START Given data

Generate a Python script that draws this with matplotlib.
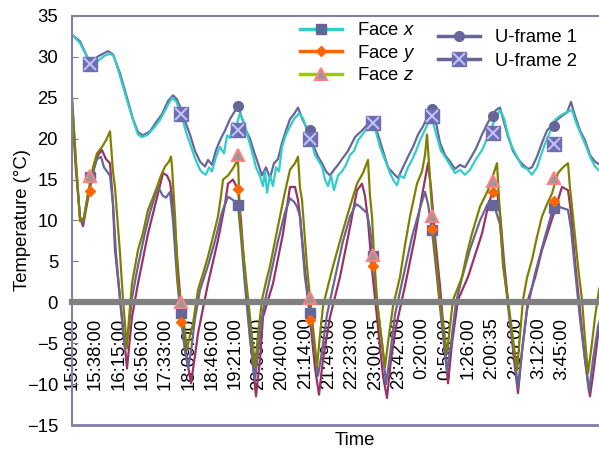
import numpy as np
import matplotlib
matplotlib.use("Agg")
import matplotlib.pyplot as plt
from matplotlib.lines import Line2D
from matplotlib.legend_handler import HandlerTuple

plt.rcParams["font.family"] = "Liberation Sans"
plt.rcParams["mathtext.fontset"] = "custom"
plt.rcParams["mathtext.rm"] = "Liberation Sans"
plt.rcParams["mathtext.it"] = "Liberation Sans:italic"

# category axis: one sample index unit, a time label every 23.33 samples
tick_step = 23.33
time_labels = ["15:00:00", "15:38:00", "16:15:00", "16:56:00", "17:33:00", "18:09:00",
               "18:46:00", "19:21:00", "20:00:00", "20:40:00", "21:14:00", "21:49:00",
               "22:23:00", "23:00:35", "23:42:00", "0:20:00", "0:56:00", "1:26:00",
               "2:00:35", "2:36:00", "3:12:00", "3:45:00"]

# upper pair of traces (sample index, deg C)
upper_cyan = [(0,32.7),(8,31.7),(15,30),(20,29.1),(26,29.5),(32,30.1),(38,30.4),(42,30.1),(46,28.5),(50,26.8),
              (55,24.7),(61,22.3),(66,20.5),(70,20.2),(76,20.5),(83,21.5),(88,22.3),(95,23.9),(100,25.0),(104,24.6),
              (109,23.1),(114,20.8),(118,19.4),(123,17.6),(128,16.2),(131,15.8),(134,15.6),(137,16.5),(140,16),(144,17.8),
              (148,19.0),(152,18.2),(155,20.4),(158,20.1),(161,21.9),(164,21.5),(168,23.1),(172,22),(176,20.2),(180,18.4),
              (184,16.5),(188,15.4),(191,14.2),(193,16),(195,13.4),(198,15.5),(201,14.2),(204,16.5),(207,16),(210,19.0),
              (214,20.5),(218,21.5),(222,22.4),(227,23.1),(231,22.5),(235,21),(239,19.8),(243,18),(247,17.2),(250,16.6),
              (253,15.0),(256,14.2),(259,15.5),(262,13.7),(266,15.5),(270,16),(274,16.8),(278,18),(282,18.5),(286,19.8),
              (291,20.6),(296,21.4),(300,21.9),(304,20.8),(308,19),(313,17.4),(318,15.8),(322,14.8),(325,14.3),(328,15.5),
              (332,15.2),(336,16.5),(340,17.4),(344,18.5),(348,19.8),(353,21.1),(358,22.4),(361,22.0),(365,20.2),(369,18.5),
              (373,17.8),(378,16.8),(383,15.8),(388,16.2),(393,15.6),(398,16.2),(404,17.5),(410,18.6),(415,20),(420,21.5),
              (424,22.6),(428,23.5),(432,22.5),(436,20.5),(440,19.0),(445,17.8),(450,16.6),(455,16.3),(460,15.6),(465,16.5),
              (469,18),(473,19.4),(478,20.8),(483,22.3),(488,22.8),(494,23.2),(500,23.5),(504,22),(508,20.8),(513,19.4),
              (518,17.8),(523,16.6),(528,16),(533,15.8)]

upper_slate = [(0,32.7),(8,31.9),(16,29.8),(23,29.8),(28,30.2),(36,30.7),(41,30.3),(48,28),(55,25),(61,22.4),
               (66,20.8),(71,20.4),(78,20.9),(84,22),(90,23),(96,24.6),(101,25.3),(105,24.8),(109,23.6),(114,21.8),
               (118,20.5),(123,18.5),(128,17.2),(133,16.6),(136,17.4),(140,16.8),(144,18.6),(148,19.8),(153,21),(158,22.4),
               (162,23.2),(166,24.0),(170,22.5),(174,21),(178,20),(182,18.4),(186,17),(190,15.5),(194,16.5),(198,15.2),
               (202,17),(206,17.5),(210,19.5),(214,21),(218,22.4),(222,23),(226,23.8),(230,22.5),(234,21.5),(238,21.1),
               (242,19),(246,17.8),(250,17),(254,16),(258,15.5),(262,16.2),(266,16.8),(270,17.5),(276,18.5),(283,20.2),
               (290,21),(296,21.8),(301,22.2),(306,20.5),(311,18.5),(316,16.5),(321,15.8),(326,15.2),(331,16.5),(336,17.8),
               (341,19),(346,20.5),(351,21.5),(356,22.8),(360,23.6),(364,22),(368,19.5),(373,18),(378,17.2),(383,16.3),
               (388,16.8),(393,16.5),(398,17.5),(404,18.8),(410,20.5),(416,22),(420,22.8),(424,23.5),(428,23.8),(432,22),
               (436,20.3),(441,18.5),(446,17.5),(451,16.8),(456,16.3),(460,16.5),(465,17.8),(470,19.5),(475,21),(480,21.6),
               (485,22.3),(490,22.8),(495,23.2),(499,24.5),(503,22.8),(508,21),(513,19.8),(518,18),(523,17.2),(528,16.8),
               (533,16.5)]

# lower traces
lower_olive = [(0,24.7),(4,17),(8,9.9),(12,10.3),(16,13.3),(21,16.5),(25,18.2),(30,19.0),(34,19.8),(38,20.9),
               (41,16),(43,14),(48,6),(51,0.3),(55,-5.6),(57,-2),(60,2.3),(66,6.4),(71,8.5),(76,11.3),
               (80,12.5),(85,14.1),(89,15.5),(93,16.6),(97,17.2),(99,17.8),(100,16.6),(103,10.5),(106,2.3),(110,-0.5),
               (115,-5.8),(118,-4),(121,-2.6),(126,1.5),(131,3.5),(136,5.6),(141,8),(146,10.5),(149,13),(151,15.0),
               (156,15.5),(160,16.2),(163,16.8),(166,17.5),(168,10),(171,6.4),(178,-1.8),(183,-7.9),(186,-4),(190,0.3),
               (194,2.5),(198,4.4),(203,7.5),(208,10.5),(213,13.5),(218,16.2),(223,17),(226,17.8),(228,14),(230,12.5),
               (235,4.4),(238,0.5),(241,-3),(245,-7.9),(248,-4),(251,-0.5),(256,2),(261,4.4),(268,7.5),(275,10.5),
               (280,12.5),(285,14.5),(291,15.8),(296,17.4),(298,13),(300,10.5),(302,5.8),(305,0.3),(309,-4),(313,-7.9),
               (317,-4),(321,-0.5),(328,3.1),(333,7),(338,10.5),(345,14.5),(350,16),(353,18),(355,20.5),(357,17),
               (360,11.3),(363,6.4),(368,0.3),(375,-6.2),(378,-3),(381,0.3),(385,1.5),(390,3.1),(395,6),(400,8.4),
               (408,11.7),(416,13.7),(421,15.5),(425,17.0),(428,10.5),(431,4.4),(436,0.3),(441,-4.5),(445,-8.3),(448,-4),
               (451,0.3),(455,3),(460,5.2),(465,8),(470,10.5),(475,12),(480,13.3),(486,15.8),(491,16.5),(496,17.0),
               (498,14),(501,10.5),(506,4.4),(510,0.3),(513,-4.5),(516,-8.7),(520,-5),(523,-1.8),(527,1.5),(533,4)]

lower_maroon = [(0,23.7),(4,16),(8,10.5),(11,9.3),(15,12),(18,14),(23,17),(26,18.0),(30,18.6),(34,17.5),
                (38,17.0),(41,12),(43,6.4),(50,-1.8),(55,-8.1),(60,-1.8),(66,2.3),(76,8.4),(86,13.3),(91,15.8),
                (95,15.5),(98,14.7),(102,11),(106,4),(110,-2),(115,-7),(119,-9.9),(123,-6.5),(126,-3.8),(136,2.3),
                (146,7.6),(153,12),(156,14.5),(161,15),(166,13.8),(169,10),(173,3),(178,-4),(184,-11.5),(188,-7),
                (191,-1.8),(201,2.3),(211,8.4),(218,14.1),(223,14.1),(226,12.5),(228,10.5),(233,4),(238,-2),(243,-8),
                (247,-11.3),(251,-7),(258,-1.8),(268,3.1),(278,9.2),(285,13.7),(290,14.5),(293,13),(296,10),(300,4),
                (306,-3),(311,-9),(315,-11.7),(319,-7),(324,-3),(333,2),(343,8),(350,13),(356,17.0),(359,14),
                (363,8),(368,2),(372,-4),(376,-9.9),(380,-5),(386,0.3),(396,3.1),(410,8.4),(416,11.7),(421,13.7),
                (425,13.5),(428,11),(432,5),(437,-1),(442,-7),(446,-11.1),(450,-6),(456,0.3),(463,3),(470,6.4),
                (483,11.3),(490,14.1),(496,13.7),(499,11),(503,5),(508,-1),(513,-7),(518,-11.5),(522,-8),(526,-4),
                (533,0)]

lower_slate = [(0,25.1),(4,17),(8,10.3),(11,9.8),(15,12.5),(20,15.5),(25,17.5),(29,17.8),(32,16.5),(35,16.0),
               (38,15.5),(41,12),(44,6),(49,-1),(53,-5.8),(56,-4),(60,0.5),(66,4.5),(73,8.5),(78,11),
               (83,13),(86,14.1),(91,13.0),(94,12.8),(98,13.5),(101,10),(105,3),(109,-2),(113,-6),(116,-8),
               (119,-6),(123,-2),(128,1.5),(136,4.5),(143,7.5),(150,11),(156,12.9),(161,12.5),(166,11.9),(169,8),
               (173,2),(178,-4.5),(183,-9.5),(187,-5),(191,-1),(198,3),(206,7.5),(213,11),(218,12.7),(222,12.3),
               (225,11.7),(228,10.5),(233,3),(238,-1.3),(242,-5),(246,-9),(250,-6),(255,-1.5),(263,3),(271,7.5),
               (278,10.5),(284,12),(288,11.7),(295,10.9),(298,9),(301,5.7),(305,0),(310,-5),(314,-10),(318,-6.5),
               (323,-1.5),(331,3),(340,8),(348,11.5),(353,13.5),(356,12),(360,8.8),(365,3),(370,-3),(375,-8.5),
               (379,-5),(384,0),(390,3),(398,6.5),(408,10),(416,12.1),(421,11.9),(424,11.1),(428,9.5),(432,4),
               (437,-1.5),(442,-6),(446,-10.5),(450,-6),(455,-1),(463,3.5),(473,8),(480,11),(486,11.7),(496,11.3),
               (499,9),(503,4),(508,-2),(513,-7),(517,-11),(521,-7),(526,-3),(533,0)]

# sparse marker series
marker_idx = [18, 109, 166, 238, 301, 360, 421, 482]
face_x = [15.3, -1.3, 11.9, -1.3, 5.7, 8.8, 11.9, 11.5]
face_y = [13.6, -2.4, 13.8, -2.2, 4.4, 9.0, 13.5, 12.4]
face_z = [15.4, 0.0, 18.0, 0.5, 5.8, 10.6, 14.8, 15.2]
uframe1 = [29.1, 23.0, 24.0, 21.1, 21.9, 23.6, 22.8, 21.6]
uframe2 = [29.1, 23.0, 21.1, 20.0, 21.9, 22.8, 20.7, 19.3]

CYAN = "#33CCCC"
SLATE = "#666699"
OLIVE = "#808000"
MAROON = "#993366"
FRAME = "#8080A8"

fig = plt.figure(figsize=(5.99, 4.49), dpi=100)
ax = fig.add_axes([72/599, 1-425/449, 566/599, 409/449])

# the category axis crosses at 0, so move the spine first (this resets the ticks)
ax.spines["bottom"].set_position(("data", 0))
ax.spines["bottom"].set_color("#808080")
ax.spines["bottom"].set_linewidth(4.5)
ax.spines["right"].set_visible(False)
for s in ["left", "top"]:
    ax.spines[s].set_color(FRAME)
    ax.spines[s].set_linewidth(1.5)

for data, col in [(lower_maroon, MAROON), (lower_slate, SLATE), (lower_olive, OLIVE),
                  (upper_slate, SLATE), (upper_cyan, CYAN)]:
    d = np.array(data)
    ax.plot(d[:, 0], d[:, 1], color=col, lw=1.6, zorder=2)

ax.plot(marker_idx, uframe1, ls="none", marker="o", ms=7, color=SLATE, zorder=4)
ax.plot(marker_idx, uframe2, ls="none", marker="s", ms=10.5, mfc="#6E6EAE", mec="#6E6EAE", zorder=5)
ax.plot(marker_idx, uframe2, ls="none", marker="x", ms=8, mew=1.5, mec="#C0C0FF", zorder=6)
ax.plot(marker_idx, face_x, ls="none", marker="s", ms=7, color=SLATE, zorder=4)
ax.plot(marker_idx, face_y, ls="none", marker="D", ms=5, color="#FF6600", zorder=5)
ax.plot(marker_idx, face_z, ls="none", marker="^", ms=8.5, mfc="#999999", mec="#FF8080", mew=1.5, zorder=6)

ax.set_xlim(0, 566)
ax.set_ylim(-15, 35)
ax.set_xticks(np.arange(len(time_labels)) * tick_step)
ax.set_xticklabels(time_labels)
ax.set_yticks(range(-15, 36, 5))
ax.tick_params(axis="x", length=0, pad=11, labelsize=13.3, labelrotation=90)
ax.tick_params(axis="y", direction="in", length=4.5, color="#808080", pad=10, labelsize=13.3)

ax.axhline(-15, color=FRAME, lw=2, clip_on=False)

ax.set_ylabel("Temperature (°C)", fontsize=13.3)
ax.yaxis.set_label_coords(-0.072, 0.5)
ax.text(0.5, -0.037, "Time", transform=ax.transAxes, ha="center", va="center", fontsize=13.3)

h_fx = Line2D([], [], color=CYAN, lw=2.5, marker="s", ms=7, mfc=SLATE, mec=SLATE)
h_fy = Line2D([], [], color="#FF6600", lw=2.5, marker="D", ms=5, mfc="#FF6600", mec="#FF6600")
h_fz = Line2D([], [], color="#99CC00", lw=2.5, marker="^", ms=8.5, mfc="#999999", mec="#FF8080", mew=1.5)
h_u1 = Line2D([], [], color=SLATE, lw=2.5, marker="o", ms=7)
h_u2a = Line2D([], [], color=SLATE, lw=2.5, marker="s", ms=10.5, mfc="#6E6EAE", mec="#6E6EAE")
h_u2b = Line2D([], [], ls="none", marker="x", ms=8, mew=1.5, mec="#C0C0FF")

leg1 = fig.legend([h_fx, h_fy, h_fz], ["Face $x$", "Face $y$", "Face $z$"],
                  loc="upper left", bbox_to_anchor=(300/599, 1-22/449), frameon=False,
                  fontsize=13.3, handlelength=2.3, handletextpad=0.8, labelspacing=0.2,
                  borderpad=0, borderaxespad=0)
leg2 = fig.legend([h_u1, (h_u2a, h_u2b)], ["U-frame 1", "U-frame 2"],
                  handler_map={tuple: HandlerTuple(ndivide=1)},
                  loc="upper left", bbox_to_anchor=(438/599, 1-29/449), frameon=False,
                  fontsize=13.3, handlelength=2.3, handletextpad=0.8, labelspacing=0.37,
                  borderpad=0, borderaxespad=0)

fig.savefig("out.png", dpi=100)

END Given data

### Set task
Show all lines above holding "this".

### Full solution
Generate a Python script that draws this with matplotlib.
# the category axis crosses at 0, so move the spine first (this resets the ticks)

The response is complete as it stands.